## DIRECTIVE
Take the listing from its first line through the line that contains "-95.6, -95.6, -94.6, -93.2, -91.5]" and please retype those lines exactly, leaving out the pictures.

## GIVEN DATA
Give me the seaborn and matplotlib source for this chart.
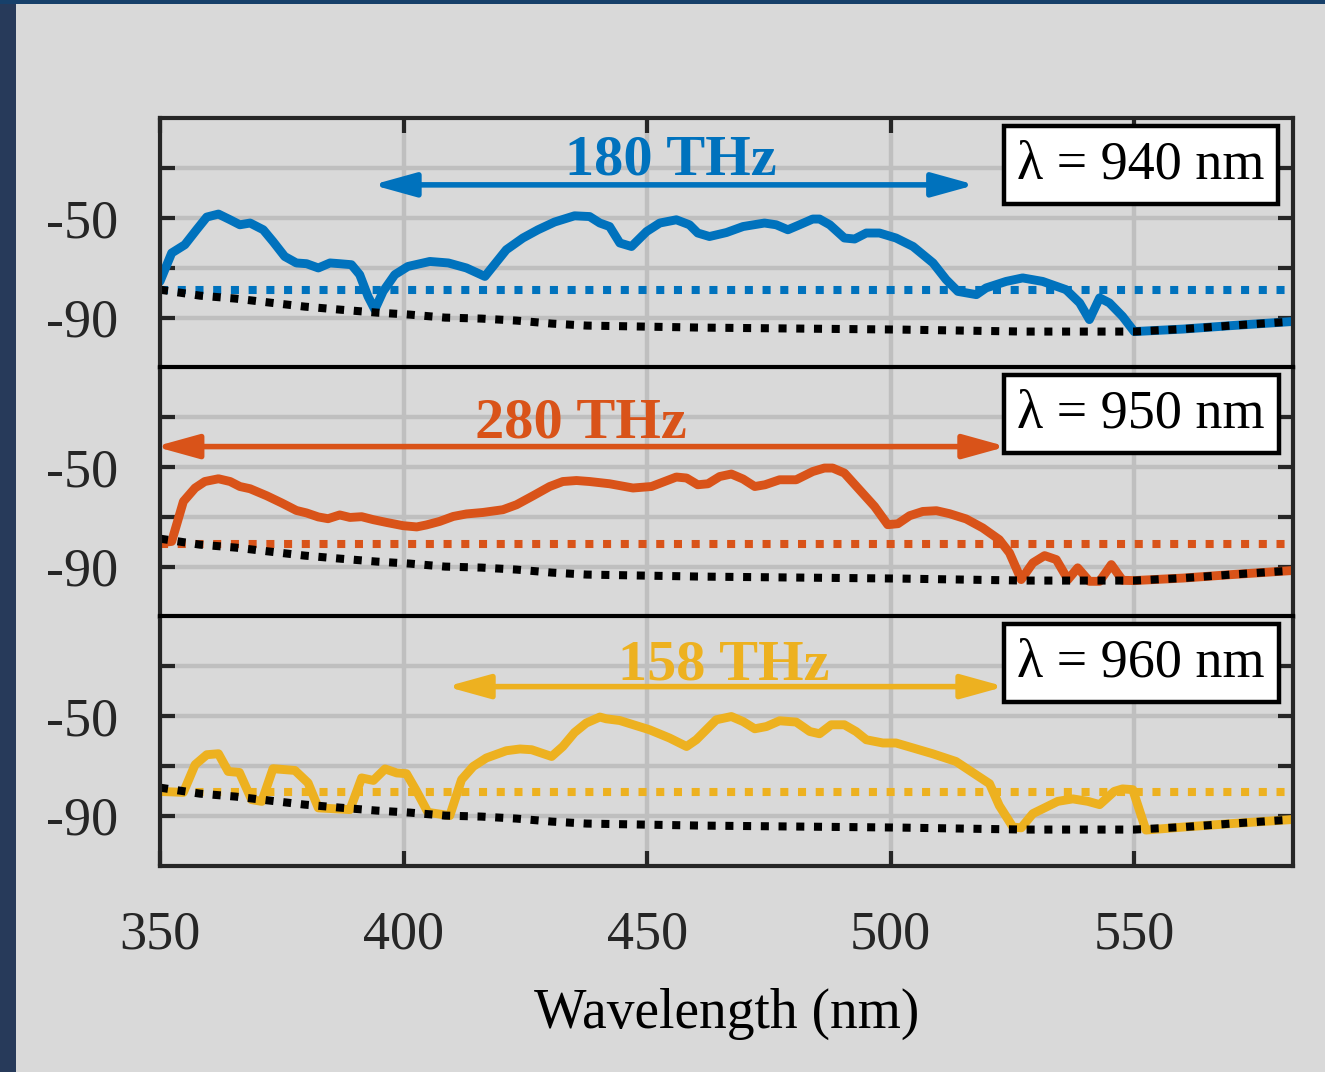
import seaborn as sns
import matplotlib.pyplot as plt
from matplotlib.patches import Rectangle, FancyArrowPatch
import numpy as np
import pandas as pd

# noise floor (black dotted), shared by all panels
noise_wl = [350.0, 358.2, 365.6, 372.6, 379.7, 386.9, 394.5, 401.3, 408.5, 416.0,
            423.2, 430.4, 437.6, 460.8, 501.8, 527.5, 550.0, 560.0, 570.0, 583.0]
noise_db = [-78.8, -81.2, -82.4, -84.0, -85.6, -86.8, -88.0, -88.8, -90.0, -90.4,
            -91.2, -92.4, -93.2, -94.0, -94.8, -95.6, -95.6, -94.6, -93.2, -91.5]

# lambda = 940 nm
wl_940 = [350.0, 352.4, 355.1, 357.5, 359.6, 362.0, 364.4, 366.4, 368.5, 371.2,
          373.2, 375.6, 378.0, 380.1, 382.5, 384.9, 386.9, 389.3, 391.0, 392.7,
          394.1, 395.8, 398.2, 400.9, 405.4, 409.2, 412.9, 416.7, 421.1, 424.5,
          427.6, 431.0, 435.1, 438.2, 440.3, 442.3, 444.4, 446.8, 449.9, 452.6,
          456.0, 458.7, 460.4, 462.8, 466.3, 469.7, 474.1, 476.5, 478.9, 481.3,
          484.0, 485.4, 487.5, 490.5, 492.6, 495.0, 497.7, 501.1, 504.6, 508.7,
          511.4, 513.8, 517.6, 519.6, 523.7, 527.1, 531.2, 536.0, 538.8, 540.8,
          542.9, 544.9, 547.6, 550.0, 560.0, 570.0, 583.0]
db_940 = [-75.5, -64.1, -60.8, -54.8, -49.7, -48.5, -50.8, -52.8, -52.1, -54.8,
          -59.5, -65.5, -68.1, -68.4, -70.1, -68.1, -68.4, -68.8, -72.8, -81.5,
          -86.8, -79.5, -72.8, -69.5, -67.5, -68.1, -70.1, -73.5, -62.8, -58.1,
          -54.8, -51.7, -49.2, -49.5, -52.1, -53.5, -60.1, -61.5, -55.5, -52.1,
          -50.8, -52.8, -56.1, -57.5, -55.9, -53.5, -52.1, -52.8, -54.8, -52.8,
          -50.5, -50.5, -52.8, -58.1, -58.5, -56.1, -56.1, -58.1, -61.5, -68.1,
          -74.8, -79.5, -80.8, -78.1, -75.5, -74.1, -75.5, -78.8, -84.1, -90.8,
          -82.1, -84.1, -89.5, -95.6, -94.6, -93.2, -91.5]

# lambda = 950 nm
wl_950 = [350.0, 352.4, 354.8, 357.2, 359.2, 362.0, 364.4, 366.4, 368.5, 371.9,
          375.0, 378.0, 380.1, 382.5, 384.5, 386.9, 389.0, 391.4, 393.8, 396.5,
          399.9, 402.7, 404.7, 407.4, 410.2, 412.9, 416.3, 420.4, 423.2, 426.6,
          430.0, 432.7, 435.5, 438.2, 442.3, 447.1, 450.9, 456.0, 458.1, 460.4,
          462.5, 464.9, 467.3, 469.7, 472.1, 474.2, 477.2, 480.6, 484.0, 486.4,
          488.1, 490.5, 493.6, 496.7, 499.4, 501.5, 503.9, 506.6, 509.4, 512.1,
          515.5, 518.9, 522.3, 524.4, 526.8, 529.2, 531.6, 534.0, 536.4, 538.4,
          540.8, 542.9, 545.3, 547.6, 550.0, 560.0, 570.0, 583.0]
db_950 = [-80.5, -79.9, -63.9, -58.5, -55.9, -54.8, -55.9, -57.9, -58.8, -61.6,
          -64.5, -67.5, -68.5, -70.1, -70.8, -69.3, -70.3, -70.0, -71.2, -72.3,
          -73.6, -74.1, -73.3, -71.9, -69.9, -68.9, -68.3, -67.2, -65.2, -61.6,
          -57.9, -55.9, -55.5, -55.9, -56.8, -58.5, -57.9, -54.1, -54.5, -57.2,
          -56.8, -53.9, -52.9, -54.9, -57.9, -57.2, -55.2, -55.2, -51.9, -50.5,
          -50.5, -52.5, -59.2, -65.9, -73.2, -72.8, -69.6, -67.9, -67.6, -68.8,
          -70.9, -74.5, -79.2, -84.5, -95.2, -88.5, -85.6, -87.2, -95.2, -90.5,
          -95.9, -95.9, -89.2, -95.5, -95.6, -94.6, -93.2, -91.5]

# lambda = 960 nm
wl_960 = [350.0, 354.8, 357.2, 359.6, 362.0, 364.0, 366.3, 368.8, 370.9, 373.2,
          377.7, 380.4, 382.5, 389.0, 391.4, 393.8, 396.2, 398.6, 400.6, 402.7,
          405.0, 409.5, 411.9, 414.3, 417.0, 421.1, 423.9, 426.3, 430.4, 432.7,
          435.1, 437.5, 440.3, 441.6, 444.4, 450.5, 454.6, 458.1, 460.1, 464.2,
          467.3, 469.7, 472.1, 474.5, 477.2, 480.6, 483.4, 485.4, 487.8, 490.5,
          492.9, 495.0, 498.4, 501.1, 504.6, 508.6, 513.4, 517.5, 520.3, 522.3,
          525.1, 526.8, 529.2, 531.6, 534.3, 537.4, 540.5, 542.9, 545.9, 547.6,
          549.7, 552.4, 560.0, 570.0, 583.0]
db_960 = [-80.3, -80.7, -69.6, -65.6, -65.2, -72.3, -72.7, -83.6, -84.3, -71.2,
          -71.9, -76.9, -86.9, -87.6, -74.9, -75.9, -71.3, -72.9, -73.2, -80.3,
          -88.7, -90.0, -75.6, -70.3, -66.9, -64.0, -63.3, -63.6, -66.3, -62.3,
          -56.7, -52.9, -50.5, -51.2, -51.9, -55.6, -58.9, -62.3, -59.6, -51.6,
          -50.3, -52.3, -55.2, -54.3, -52.0, -52.5, -56.3, -57.2, -53.6, -53.6,
          -56.3, -59.6, -60.9, -60.9, -62.9, -65.2, -68.3, -73.6, -77.2, -86.0,
          -94.6, -94.9, -89.2, -86.9, -84.3, -83.3, -84.3, -85.6, -80.3, -79.3,
          -79.6, -95.8, -94.6, -93.2, -91.5]

labels = ["\u03bb = 940 nm", "\u03bb = 950 nm", "\u03bb = 960 nm"]
thresholds = [-79.0, -81.0, -80.5]
bw_text = ["180 THz", "280 THz", "158 THz"]
bw_text_pos = [(454.9, -32.8), (436.5, -38.4), (465.7, -35.6)]
bw_arrow = [(393.6, 517.4, -36.8), (349.0, 523.8, -41.9), (408.8, 523.4, -38.3)]
colors = ["#0072BD", "#D95319", "#EDB120"]
x_ticks = [350, 400, 450, 500, 550]
y_ticks = [-90, -70, -50, -30]
y_ticklabels = ["-90", "", "-50", ""]

spectra = [(wl_940, db_940), (wl_950, db_950), (wl_960, db_960)]
noise = pd.DataFrame({"wl": noise_wl, "db": noise_db})

sns.set_style("white")
plt.rcParams['font.family'] = ['Liberation Serif', 'DejaVu Serif']

bg = "#d9d9d9"
fig = plt.figure(figsize=(13.25, 10.72), dpi=100, facecolor=bg)

W, H = 1325, 1072
left, right = 160 / W, 1293 / W
tops = [118, 367, 616]
ph = 249.5

axes = []
for i in range(3):
    ax = fig.add_axes([left, 1 - (tops[i] + ph) / H, right - left, ph / H])
    ax.set_facecolor(bg)
    axes.append(ax)

for i, ax in enumerate(axes):
    wl, db = spectra[i]
    df = pd.DataFrame({"wl": wl, "db": db})
    c = colors[i]

    sns.lineplot(data=df, x="wl", y="db", ax=ax, color=c, zorder=3)
    ax.axhline(thresholds[i], color=c, zorder=4)
    sns.lineplot(data=noise, x="wl", y="db", ax=ax, color="black", zorder=5)
    solid, thr, floor = ax.get_lines()[-3:]
    solid.set_linewidth(6.4)
    for ln in (thr, floor):
        ln.set_linewidth(5.8)
        ln.set_linestyle((0, (1, 1.2)))
        ln.set_dash_capstyle("butt")

    # bandwidth arrow and text
    x0, x1, ya = bw_arrow[i]
    arr = FancyArrowPatch((x0, ya), (x1, ya), arrowstyle="<|-|>,head_length=1.3,head_width=0.36",
                          mutation_scale=20, color=c, linewidth=4.0, shrinkA=0, shrinkB=0, zorder=6)
    ax.add_patch(arr)
    tx, ty = bw_text_pos[i]
    ax.text(tx, ty, bw_text[i], color=c, fontsize=42, fontweight="bold",
            ha="center", va="baseline", zorder=7)

    # wavelength label box
    ax.text(0.866, 0.812, labels[i], transform=ax.transAxes, fontsize=39, color="black",
            ha="center", va="center", zorder=8,
            bbox=dict(boxstyle="square,pad=0.25", facecolor="white", edgecolor="black", linewidth=3.2))

    ax.set_xlim(350, 582.6)
    ax.set_ylim(-110, -10)
    ax.set_xticks(x_ticks)
    ax.set_yticks(y_ticks)
    ax.set_yticklabels(y_ticklabels)
    ax.set_xlabel("")
    ax.set_ylabel("")
    ax.grid(True, color="#bfbfbf", linewidth=3.2)
    ax.set_axisbelow(True)

    for s in ax.spines.values():
        s.set_visible(True)
        s.set_color("#262626")
        s.set_linewidth(3)
        s.set_zorder(10)
    ax.tick_params(axis="y", which="both", direction="in", left=True, right=True,
                   length=11, width=3, color="#262626", labelsize=39,
                   labelcolor="#262626", pad=30)
    ax.tick_params(axis="x", direction="in", length=11, width=3, color="#262626",
                   labelsize=39, labelcolor="#262626", pad=32,
                   top=(i == 0), bottom=(i == 2), labeltop=False, labelbottom=(i == 2))

axes[0].spines["bottom"].set_color("black")
axes[1].spines["top"].set_color("black")
axes[1].spines["bottom"].set_color("black")
axes[2].spines["top"].set_color("black")

axes[2].set_xlabel("Wavelength (nm)", fontsize=40, color="black", labelpad=20)

# window border
fig.add_artist(Rectangle((0, 0), 16 / W, 1, transform=fig.transFigure,
                         facecolor="#273a5a", edgecolor="none"))
fig.add_artist(Rectangle((0, 1 - 4 / H), 1, 4 / H, transform=fig.transFigure,
                         facecolor="#17406a", edgecolor="none"))

fig.savefig("out.png", dpi=100, facecolor=bg)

## RESPONSE
Give me the seaborn and matplotlib source for this chart.
import seaborn as sns
import matplotlib.pyplot as plt
from matplotlib.patches import Rectangle, FancyArrowPatch
import numpy as np
import pandas as pd

# noise floor (black dotted), shared by all panels
noise_wl = [350.0, 358.2, 365.6, 372.6, 379.7, 386.9, 394.5, 401.3, 408.5, 416.0,
            423.2, 430.4, 437.6, 460.8, 501.8, 527.5, 550.0, 560.0, 570.0, 583.0]
noise_db = [-78.8, -81.2, -82.4, -84.0, -85.6, -86.8, -88.0, -88.8, -90.0, -90.4,
            -91.2, -92.4, -93.2, -94.0, -94.8, -95.6, -95.6, -94.6, -93.2, -91.5]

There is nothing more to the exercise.